Thursday, January 07, 2021

A memory of the days when you could explore Lubenham station

Lubenham railway station used to stand just to the north of this bridge at the western end of the village. It closed, along with the rest of the Market Harborough to Rugby line, in 1966.

It's all fenced off now, but in 1973 you could wander up what had been the station approach and explore its remains. What I remember most is that one of the platforms looked as though it had just been resurfaced.

And that may well have been done just before the station closed. Matthew Engel, in his history and survey of the state of Britain's railways Eleven Minutes Late, published in 2009, records an incident at another station on this line, Clifton Mill:

The departments of British Railways didn't talk to one another. David St John Thomas noted that some of the maddest acts of all came because the commercial and engineering departments failed to communicate.

"During the 1950s several branch lines were extensively relaid or resignalled shortly before closure. At one station - Clifton Mill [in Warwickshire] - the office was actually being enlarged to take a new stove, which had just arrived, two days before total closure."

1 comment:

Tom Barney said...

'In 1960 it was announced that the York to Beverley line was to become the subject of... far reaching changes. The route was to be singled throughout... 19 level crossings would be modernised [and] the whole route was to be controlled by track circuit block from a panel in York power box...
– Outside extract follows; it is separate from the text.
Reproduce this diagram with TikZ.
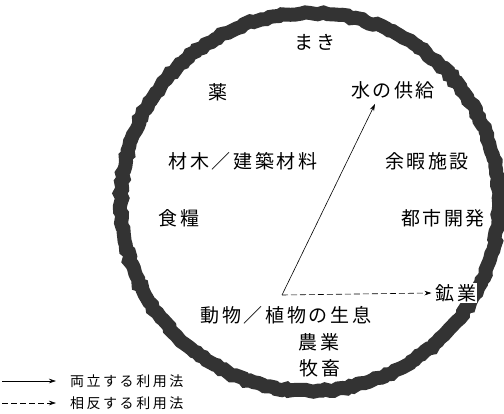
\documentclass[tikz,border=0pt]{standalone}
\usepackage{fontspec}
\newfontfamily\jp[LetterSpace=14]{Noto Sans CJK JP}
\newfontfamily\jpleg[LetterSpace=18]{Noto Sans CJK JP}
\usetikzlibrary{arrows.meta,decorations.pathmorphing}
\begin{document}
\begin{tikzpicture}[x=1pt,y=-1pt,
  lab/.style={font=\jp\fontsize{19}{21}\selectfont, inner sep=1pt, fill=white},
  legtxt/.style={font=\jpleg\fontsize{14}{16}\selectfont, anchor=west, inner sep=0pt},
  ring/.style={draw=black!80, line width=14pt, decorate,
    decoration={random steps,segment length=4pt,amplitude=1.3pt}},
  link/.style={-{Stealth[length=7pt,width=4.5pt]}, line width=0.6pt},
]
\pgfmathsetseed{7}
\useasboundingbox (0,0) rectangle (504,413);
\node[circle, minimum size=2pt, inner sep=0pt] (ctr) at (310,202) {};
\draw[ring] (ctr.center) circle [radius=189pt];
% labels
\node[lab] (maki)   at (315,42)  {まき};
\node[lab] (kusuri) at (218,92)  {薬};
\node[lab] (water)  at (393,90)  {水の供給};
\node[lab] (wood)   at (243,161) {材木／建築材料};
\node[lab] (leisure) at (427,161) {余暇施設};
\node[lab] (food)   at (179,218) {食糧};
\node[lab] (urban)  at (443,218) {都市開発};
\node[lab] (mining) at (456,293) {鉱業};
\node[lab] (habitat) at (286,315) {動物／植物の生息};
\node[lab] (farm)   at (319,342) {農業};
\node[lab] (graze)  at (320,368) {牧畜};
% connectors
\coordinate (hub) at (282,295);
\draw[link] (hub) -- ([xshift=-18pt,yshift=-4pt]water.south);
\draw[link, dashed, dash pattern=on 6pt off 3pt] (hub) -- ([xshift=-3pt]mining.west);
% legend
\coordinate (l1a) at (2,381);
\coordinate (l2a) at (2,403);
\node[legtxt] (leg1) at (70,381) {両立する利用法};
\node[legtxt] (leg2) at (70,403) {相反する利用法};
\draw[link] (l1a) -- ([xshift=-14pt]leg1.west);
\draw[link, dashed, dash pattern=on 6pt off 3pt] (l2a) -- ([xshift=-14pt]leg2.west);
\end{tikzpicture}
\end{document}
'A contract was placed with Westinghouse in May 1961. Some preliminary work was carried out and materials delivered to site. Then in February 1962, the scheme was halted "for reassessment" and materials began to be recovered.

'A year later the Beeching Report was in print and the York to Beverley line was listed for closure...'

Martin Bairstow: Railways in East Yorkshire

This passage has always made a sharp impression on me because it implies closures were decided on from the start and that, contrary to what some people believe, no amount of rationalisation or cost reduction would have stopped them.